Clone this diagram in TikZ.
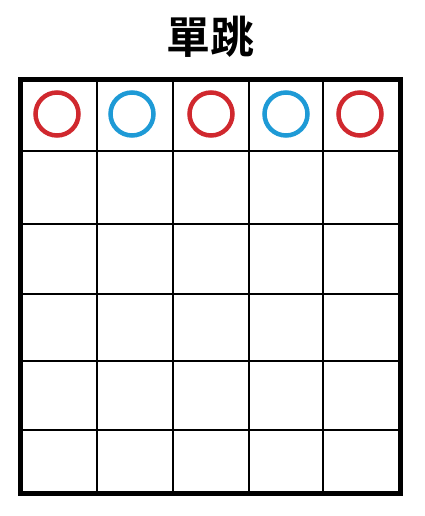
\documentclass[tikz,border=0pt]{standalone}
\usepackage{fontspec}
\newfontfamily\cjk{Noto Sans CJK TC}[BoldFont={Noto Sans CJK TC Bold}]
\definecolor{pieceRed}{HTML}{D0282E}
\definecolor{pieceBlue}{HTML}{1E9AD6}
\tikzset{
    piece/.style={circle, draw, line width=4.5pt, minimum size=43pt, inner sep=0pt},
    thin line/.style={line width=1.5pt},
    border/.style={line width=5pt}
}
\begin{document}
\begin{tikzpicture}[x=1pt,y=-1pt]

        \useasboundingbox (0,0) rectangle (425,516);

        \node (title) at (210,37) {\cjk\bfseries\fontsize{44pt}{48pt}\selectfont 單跳};

        % lineas interiores
        \draw[thin line] (97,80) -- (97,493);
        \draw[thin line] (173,80) -- (173,493);
        \draw[thin line] (249,80) -- (249,493);
        \draw[thin line] (323,80) -- (323,493);

        \draw[thin line] (20,151) -- (400,151);
        \draw[thin line] (20,224) -- (400,224);
        \draw[thin line] (20,294) -- (400,294);
        \draw[thin line] (20,361) -- (400,361);
        \draw[thin line] (20,430) -- (400,430);

        \draw[border] (20,80) rectangle (400,493);

        % fichas
        \node[piece, pieceRed] (p1) at (57,114) {};
        \node[piece, pieceBlue] (p2) at (132,114) {};
        \node[piece, pieceRed] (p3) at (211,114) {};
        \node[piece, pieceBlue] (p4) at (286,114) {};
        \node[piece, pieceRed] (p5) at (360,114) {};
    \end{tikzpicture}
\end{document}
========
Problem
Return exactly what appears from the opening line of the material through the line with "(0,0) rectangle (425,516);", apart from the pictures.

Task result
Clone this diagram in TikZ.
\documentclass[tikz,border=0pt]{standalone}
\usepackage{fontspec}
\newfontfamily\cjk{Noto Sans CJK TC}[BoldFont={Noto Sans CJK TC Bold}]
\definecolor{pieceRed}{HTML}{D0282E}
\definecolor{pieceBlue}{HTML}{1E9AD6}
\tikzset{
    piece/.style={circle, draw, line width=4.5pt, minimum size=43pt, inner sep=0pt},
    thin line/.style={line width=1.5pt},
    border/.style={line width=5pt}
}
\begin{document}
\begin{tikzpicture}[x=1pt,y=-1pt]

        \useasboundingbox (0,0) rectangle (425,516);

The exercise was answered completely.